Task goal: Take the lines from the beginning of the material through the line containing "const yTitle = 'Shrinkage (%)';" and retype them exactly, leaving the pictures out.

Dataset excerpt:
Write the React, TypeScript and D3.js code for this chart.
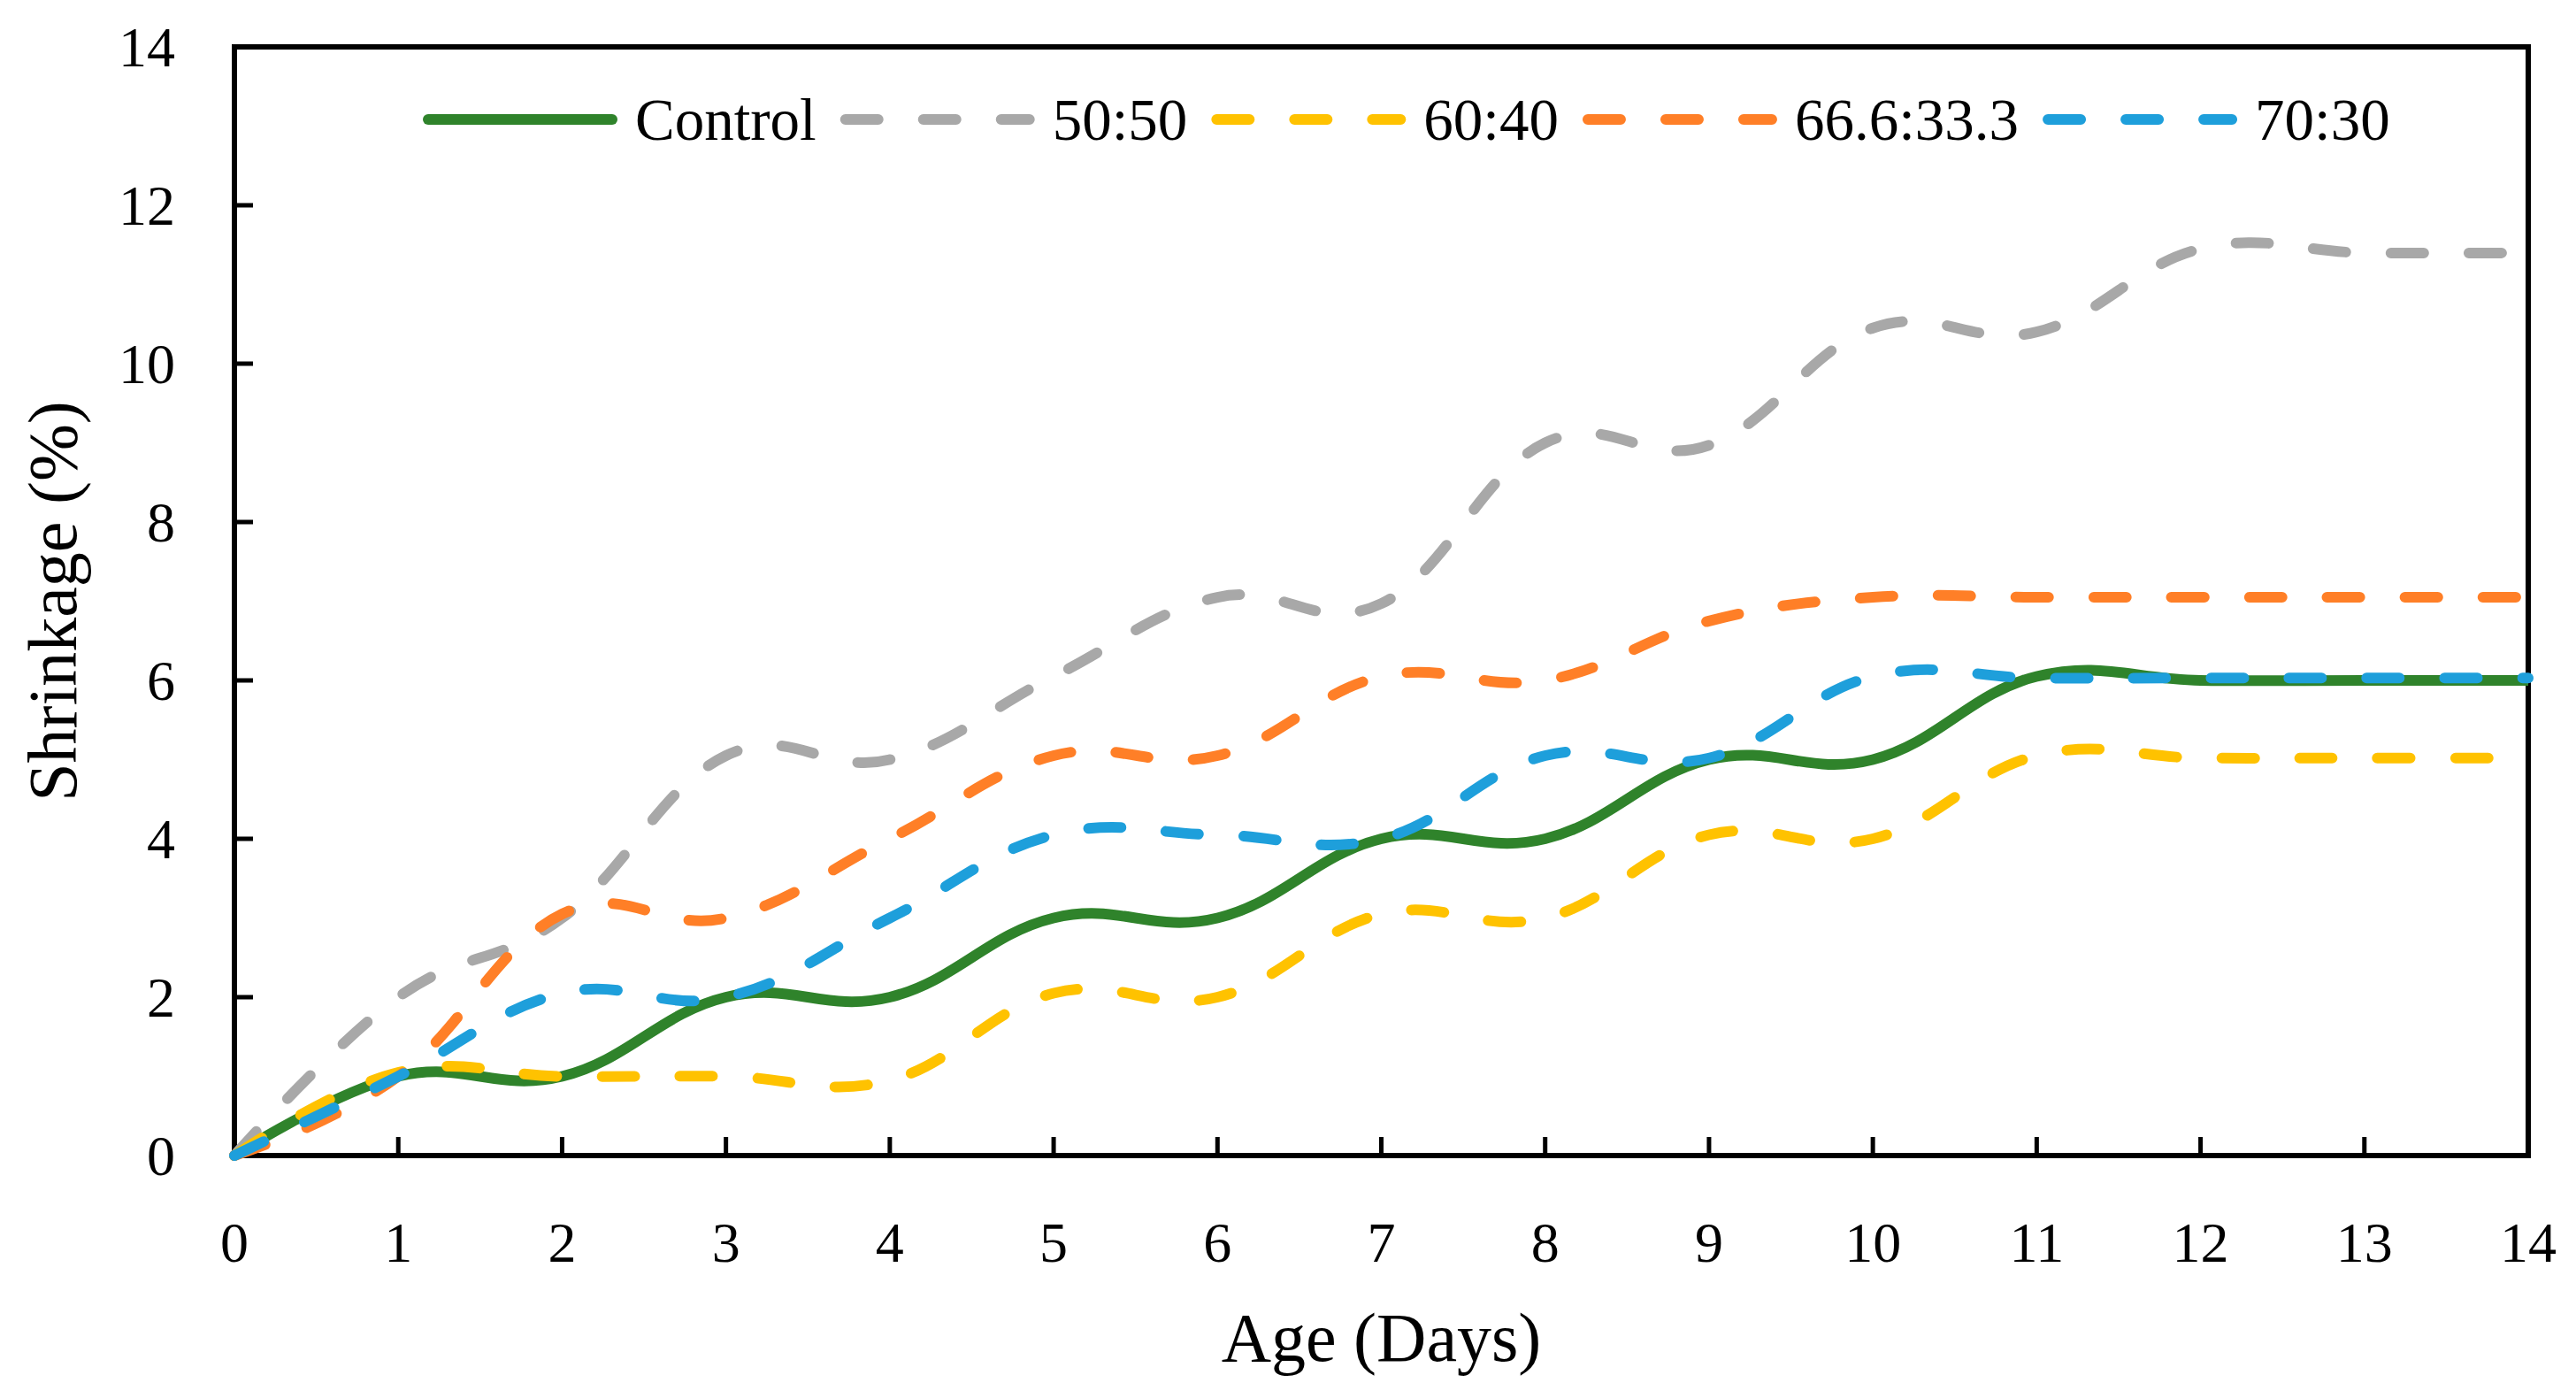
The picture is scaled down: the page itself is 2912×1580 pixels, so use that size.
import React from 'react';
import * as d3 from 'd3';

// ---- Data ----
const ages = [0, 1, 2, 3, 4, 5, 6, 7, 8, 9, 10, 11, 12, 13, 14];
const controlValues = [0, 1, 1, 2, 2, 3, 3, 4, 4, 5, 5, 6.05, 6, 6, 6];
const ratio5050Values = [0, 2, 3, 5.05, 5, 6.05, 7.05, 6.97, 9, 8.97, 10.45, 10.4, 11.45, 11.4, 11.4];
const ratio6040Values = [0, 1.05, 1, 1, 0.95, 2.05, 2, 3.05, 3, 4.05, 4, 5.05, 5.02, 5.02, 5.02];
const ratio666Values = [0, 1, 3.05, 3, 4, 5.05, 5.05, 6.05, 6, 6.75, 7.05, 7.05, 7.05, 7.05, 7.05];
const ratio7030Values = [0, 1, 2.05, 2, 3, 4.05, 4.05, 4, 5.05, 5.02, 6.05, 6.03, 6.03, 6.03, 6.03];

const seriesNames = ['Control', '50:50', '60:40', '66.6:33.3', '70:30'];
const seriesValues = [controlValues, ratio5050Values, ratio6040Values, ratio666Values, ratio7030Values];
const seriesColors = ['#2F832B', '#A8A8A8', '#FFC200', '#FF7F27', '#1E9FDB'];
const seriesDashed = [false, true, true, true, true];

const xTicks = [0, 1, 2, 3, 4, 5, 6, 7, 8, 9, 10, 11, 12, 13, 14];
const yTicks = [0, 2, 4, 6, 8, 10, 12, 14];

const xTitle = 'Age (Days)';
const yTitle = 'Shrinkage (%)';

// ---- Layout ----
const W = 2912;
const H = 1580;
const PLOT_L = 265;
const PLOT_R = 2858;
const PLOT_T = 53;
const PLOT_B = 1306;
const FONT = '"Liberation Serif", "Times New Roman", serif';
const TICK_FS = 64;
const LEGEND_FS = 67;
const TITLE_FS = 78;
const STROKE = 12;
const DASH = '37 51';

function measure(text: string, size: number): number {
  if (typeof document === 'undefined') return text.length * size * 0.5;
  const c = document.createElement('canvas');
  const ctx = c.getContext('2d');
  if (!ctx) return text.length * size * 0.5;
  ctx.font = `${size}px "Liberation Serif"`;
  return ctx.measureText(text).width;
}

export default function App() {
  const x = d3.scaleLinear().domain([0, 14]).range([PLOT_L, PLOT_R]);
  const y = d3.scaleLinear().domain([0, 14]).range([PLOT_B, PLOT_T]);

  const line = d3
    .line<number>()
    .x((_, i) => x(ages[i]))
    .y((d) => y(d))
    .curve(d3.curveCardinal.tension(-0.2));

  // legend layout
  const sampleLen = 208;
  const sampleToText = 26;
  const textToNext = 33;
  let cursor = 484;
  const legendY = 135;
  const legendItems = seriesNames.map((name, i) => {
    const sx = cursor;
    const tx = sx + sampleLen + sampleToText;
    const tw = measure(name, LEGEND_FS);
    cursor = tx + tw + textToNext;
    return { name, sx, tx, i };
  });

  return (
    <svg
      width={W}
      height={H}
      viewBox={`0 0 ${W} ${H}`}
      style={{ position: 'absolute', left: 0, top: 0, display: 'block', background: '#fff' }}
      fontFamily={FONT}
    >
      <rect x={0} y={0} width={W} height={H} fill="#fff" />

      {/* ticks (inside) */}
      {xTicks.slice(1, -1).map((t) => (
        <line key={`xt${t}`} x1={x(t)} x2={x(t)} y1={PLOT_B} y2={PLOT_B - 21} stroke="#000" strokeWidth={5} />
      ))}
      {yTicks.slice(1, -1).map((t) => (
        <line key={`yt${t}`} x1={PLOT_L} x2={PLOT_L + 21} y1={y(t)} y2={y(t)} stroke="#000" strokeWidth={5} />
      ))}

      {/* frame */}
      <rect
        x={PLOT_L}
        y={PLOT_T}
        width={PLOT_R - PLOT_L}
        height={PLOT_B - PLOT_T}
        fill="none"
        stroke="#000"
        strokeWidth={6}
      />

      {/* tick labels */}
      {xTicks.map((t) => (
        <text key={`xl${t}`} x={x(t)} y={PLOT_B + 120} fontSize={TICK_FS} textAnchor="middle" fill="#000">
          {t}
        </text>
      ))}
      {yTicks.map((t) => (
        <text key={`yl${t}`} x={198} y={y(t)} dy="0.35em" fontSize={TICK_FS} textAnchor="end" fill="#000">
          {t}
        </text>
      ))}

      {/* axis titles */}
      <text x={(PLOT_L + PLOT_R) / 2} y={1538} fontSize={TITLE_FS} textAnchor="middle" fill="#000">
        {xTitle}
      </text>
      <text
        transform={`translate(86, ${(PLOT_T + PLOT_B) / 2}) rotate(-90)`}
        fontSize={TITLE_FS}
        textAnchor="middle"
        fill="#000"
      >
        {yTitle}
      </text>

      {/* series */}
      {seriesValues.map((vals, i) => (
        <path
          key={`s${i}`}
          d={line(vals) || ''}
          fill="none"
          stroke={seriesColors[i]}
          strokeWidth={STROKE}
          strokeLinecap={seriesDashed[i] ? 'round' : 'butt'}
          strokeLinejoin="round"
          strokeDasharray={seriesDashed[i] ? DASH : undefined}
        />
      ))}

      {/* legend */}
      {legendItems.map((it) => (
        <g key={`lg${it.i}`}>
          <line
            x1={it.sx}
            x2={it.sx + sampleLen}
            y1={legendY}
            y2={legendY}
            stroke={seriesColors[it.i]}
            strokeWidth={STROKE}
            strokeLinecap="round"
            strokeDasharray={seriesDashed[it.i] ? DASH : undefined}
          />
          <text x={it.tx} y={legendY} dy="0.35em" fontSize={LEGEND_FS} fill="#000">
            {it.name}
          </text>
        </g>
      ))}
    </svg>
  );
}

Correct response:
Write the React, TypeScript and D3.js code for this chart.
The picture is scaled down: the page itself is 2912×1580 pixels, so use that size.
import React from 'react';
import * as d3 from 'd3';

// ---- Data ----
const ages = [0, 1, 2, 3, 4, 5, 6, 7, 8, 9, 10, 11, 12, 13, 14];
const controlValues = [0, 1, 1, 2, 2, 3, 3, 4, 4, 5, 5, 6.05, 6, 6, 6];
const ratio5050Values = [0, 2, 3, 5.05, 5, 6.05, 7.05, 6.97, 9, 8.97, 10.45, 10.4, 11.45, 11.4, 11.4];
const ratio6040Values = [0, 1.05, 1, 1, 0.95, 2.05, 2, 3.05, 3, 4.05, 4, 5.05, 5.02, 5.02, 5.02];
const ratio666Values = [0, 1, 3.05, 3, 4, 5.05, 5.05, 6.05, 6, 6.75, 7.05, 7.05, 7.05, 7.05, 7.05];
const ratio7030Values = [0, 1, 2.05, 2, 3, 4.05, 4.05, 4, 5.05, 5.02, 6.05, 6.03, 6.03, 6.03, 6.03];

const seriesNames = ['Control', '50:50', '60:40', '66.6:33.3', '70:30'];
const seriesValues = [controlValues, ratio5050Values, ratio6040Values, ratio666Values, ratio7030Values];
const seriesColors = ['#2F832B', '#A8A8A8', '#FFC200', '#FF7F27', '#1E9FDB'];
const seriesDashed = [false, true, true, true, true];

const xTicks = [0, 1, 2, 3, 4, 5, 6, 7, 8, 9, 10, 11, 12, 13, 14];
const yTicks = [0, 2, 4, 6, 8, 10, 12, 14];

const xTitle = 'Age (Days)';
const yTitle = 'Shrinkage (%)';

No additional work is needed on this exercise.